The first step is to set ‘realistic’ goals.  That means what you can achieve in a certain amount of time.  What writing goals would you like to achieve over this semester?  What goals will be possible to achieve within the constraints that surround you?  You can’t work between 12pm and 4am – so cross off the last three goals.  Maybe just focus on one paper.  Once you have that goal then break it down into steps or sections of the paper.  If the whole task is still overwhelming, then you might need smaller steps.  When it becomes do-able, in your mind, the steps are small enough.  So one person might break the paper into sections (Introduction, methodology, literature review) while another might break the introduction into paragraphs.  Finally, you need to attach a schedule to your steps and a deadline to your goal. 

Here is where goal-setting becomes really useful.  Once you have set up a writing schedule that suits your personality and context (eg every second morning for two hours) and you know what you intend to do in that time (eg Week 1: draft three sections of the introduction), it is so much easier to see if you are avoiding writing.  Procrastination is the need to put off doing something you have scheduled to do.  If you don’t have a schedule, it is very difficult to become aware of avoidance tactics.  However, once you are aware that you are avoiding writing, then it is possible to address the problem.

How do we avoid writing?  If I have set aside two hours to write but I spent that time checking emails, or I arrange to meet a student, go to a meeting, or to sort my files, get coffee, etc, etc – that’s avoidance.  “But”, I can hear you say, “I had to meet that student!”  This is why you need goals and a schedule.  If you miss your writing time once, that’s fine but if you miss it regularly then you are avoiding writing.

So, what’s happening when you avoid writing?  For academics, the problem is often a cognitive one.  By that I mean, there is some conceptual obstacle or difficulty.  It’s hard to write the three sections of the Introduction if you don’t know where the paper is going.  Sometimes we avoid writing because we don’t have a clear argument, or the literature is complex and difficult to synthesise or we’re trying to link difficult concepts and can’t build the bridge.  If you are aware that you are avoiding your writing then you can ask yourself questions:  Why can’t I write this? What is making it difficult?  Why can’t I begin?

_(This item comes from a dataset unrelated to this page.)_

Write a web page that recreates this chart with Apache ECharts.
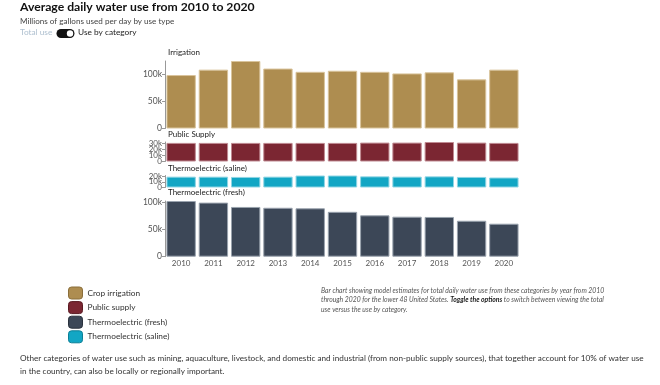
<!DOCTYPE html>
<html><head><meta charset="utf-8">
<script src="https://cdn.jsdelivr.net/npm/echarts@6/dist/echarts.min.js"></script>
<style>html,body{margin:0;padding:0;background:#fff}#c{width:660px;height:385px}</style>
</head><body><div id="c"></div>
<script>
const years = ['2010','2011','2012','2013','2014','2015','2016','2017','2018','2019','2020'];
const irrigation = [99000,109000,125000,111000,105000,107000,105000,102000,104000,91000,109000];
const publicSupply = [31000,31000,31000,31000,31000,31000,31500,31500,32500,31500,31000];
const saline = [19000,19000,18500,19000,21000,21000,19500,19000,19500,18500,17500];
const fresh = [103000,100000,92000,90500,89500,83000,76500,74000,73500,66500,61000];
const panelTitles = ['Irrigation','Public Supply','Thermoelectric (saline)','Thermoelectric (fresh)'];
const seriesNames = ['Crop irrigation','Public supply','Thermoelectric (saline)','Thermoelectric (fresh)'];
const legendOrder = ['Crop irrigation','Public supply','Thermoelectric (fresh)','Thermoelectric (saline)'];
// tick values per panel, split into two label sets so densely packed labels all stay visible
const yTicksA = [[0,50000,100000],[0,20000],[0,20000],[0,50000,100000]];
const yTicksB = [[],[10000,30000],[10000],[]];
const yMax = [125000,32500,21000,103000];

const FONT = 'Lato, "Noto Sans", sans-serif';
const colors = ['#AE8D50','#7B2632','#12A6C4','#3C4757'];
const borders = ['#D9C49C','#C08A92','#8FD5E4','#9AA3AE'];
const legendBorders = ['#8A6E3A','#5A1A22','#0C7F96','#2A323D'];
const grids = [
  {left:165, width:355, top:61, height:67.5},
  {left:165, width:355, top:142, height:19.5},
  {left:165, width:355, top:175.5, height:12},
  {left:165, width:355, top:201, height:55.7}
];
const dataSets = [irrigation, publicSupply, saline, fresh];

const chart = echarts.init(document.getElementById('c'), null, {renderer:'canvas'});
const fmt = v => v === 0 ? '0' : (v/1000) + 'k';
const small = i => (i===1||i===2);
const mkY = (i, vals, line) => ({
  type:'value', gridIndex:i, min:0, max:yMax[i], position:'left',
  splitLine:{show:false},
  axisLine:{show:line, lineStyle:{color:'#999', width:1}},
  axisTick:{show:vals.length>0, length:3, lineStyle:{color:'#999'}, customValues:vals.length?vals:[0]},
  axisLabel:{show:vals.length>0, fontSize:small(i)?8:8.5, color:'#555', margin:3, formatter:fmt, customValues:vals.length?vals:[0],
    fontFamily:FONT, showMinLabel:true, showMaxLabel:true, hideOverlap:false}
});
const yAxes = grids.map((g,i)=>mkY(i, yTicksA[i], true)).concat(grids.map((g,i)=>mkY(i, yTicksB[i], false)));
const option = {
  animation:false,
  textStyle:{fontFamily:FONT},
  grid: grids,
  xAxis: grids.map((g,i)=>({
    type:'category', gridIndex:i, data:years,
    axisLine:{show:false}, axisTick:{show:false},
    axisLabel:{show:i===3, fontSize:8, color:'#555', margin:3, fontFamily:FONT}
  })),
  yAxis: yAxes,
  legend:{
    orient:'vertical', left:63, top:281.5, itemWidth:14, itemHeight:12, itemGap:1.6,
    icon:'roundRect', selectedMode:false, padding:5,
    textStyle:{fontSize:8.3, color:'#333', fontFamily:FONT, lineHeight:12},
    data: legendOrder.map(n=>{const k=seriesNames.indexOf(n);return {name:n, itemStyle:{color:colors[k], borderColor:legendBorders[k], borderWidth:1}};})
  },
  series: dataSets.map((d,i)=>({
    type:'bar', name:seriesNames[i], xAxisIndex:i, yAxisIndex:i, data:d,
    barCategoryGap:'9%',
    itemStyle:{color:colors[i], borderColor:borders[i], borderWidth:1}
  })),
  graphic:[
    {type:'text', left:20, top:1.5, style:{text:'Average daily water use from 2010 to 2020', font:'bold 12.2px '+FONT, fill:'#111'}},
    {type:'text', left:20, top:17, style:{text:'Millions of gallons used per day by use type', font:'8.1px '+FONT, fill:'#444'}},
    {type:'text', left:20, top:28.8, style:{text:'Total use', font:'8.3px '+FONT, fill:'#AFC0D0'}},
    {type:'rect', shape:{x:56.5, y:29, width:18, height:9, r:4.5}, style:{fill:'#111'}},
    {type:'circle', shape:{cx:70, cy:33.5, r:3.2}, style:{fill:'#fff'}},
    {type:'text', left:78, top:28.8, style:{text:'Use by category', font:'8.3px '+FONT, fill:'#222'}},
    {type:'text', left:168, top:48.5, style:{text:panelTitles[0], font:'8px '+FONT, fill:'#222'}},
    {type:'text', left:168, top:130.5, style:{text:panelTitles[1], font:'8px '+FONT, fill:'#222'}},
    {type:'text', left:168, top:164, style:{text:panelTitles[2], font:'8px '+FONT, fill:'#222'}},
    {type:'text', left:168, top:188, style:{text:panelTitles[3], font:'8px '+FONT, fill:'#222'}},
    {type:'text', left:321, top:287, style:{
      rich:{n:{font:'italic 6.8px '+FONT, fill:'#555', lineHeight:9.5}, b:{font:'italic bold 6.8px '+FONT, fill:'#222', lineHeight:9.5}},
      text:'{n|Bar chart showing model estimates for total daily water use from these categories by year from 2010}\n{n|through 2020 for the lower 48 United States. }{b|Toggle the options}{n| to switch between viewing the total}\n{n|use versus the use by category.}'
    }},
    {type:'text', left:20, top:351.5, style:{
      text:'Other categories of water use such as mining, aquaculture, livestock, and domestic and industrial (from non-public supply sources), that together account for 10% of water use\nin the country, can also be locally or regionally important.',
      font:'8.2px '+FONT, fill:'#333', lineHeight:13}}
  ]
};
chart.setOption(option);
</script></body></html>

Another reason why we avoid writing is the emotional baggage we carry.  If your internal critic tells you how stupid you are every time you write a word, of course you are going to find something else to do.  If the audience you are writing to makes you shake in your boots, no wonder you prefer to sit in a meeting instead of writing. 

Without being aware of avoidance behaviours, it is very difficult to address them.  Once you know you are avoiding your writing, then it is easy to find some way to address that problem.

I have many strategies and activities in my book Productive Writing, if you are interested and I will be posting more on this in future blogs.  But one activity, which is really successful, comes from Joan Bolker (author of Writing your dissertation in fifteen minutes a day).  She suggests that you turn up to your desk at your scheduled writing time even if you have the urge to avoid it.  You sit at your desk and if you can’t write, you do nothing else.  You just sit there for the full 15 minutes.  Don’t get distracted by emails, phone calls, etc.  The idea is that you will find it impossible, frustrating, annoying to sit without doing anything and will eventually begin to work on your paper.  I suggest you use the time to ask yourself why you can’t write – what are you avoiding?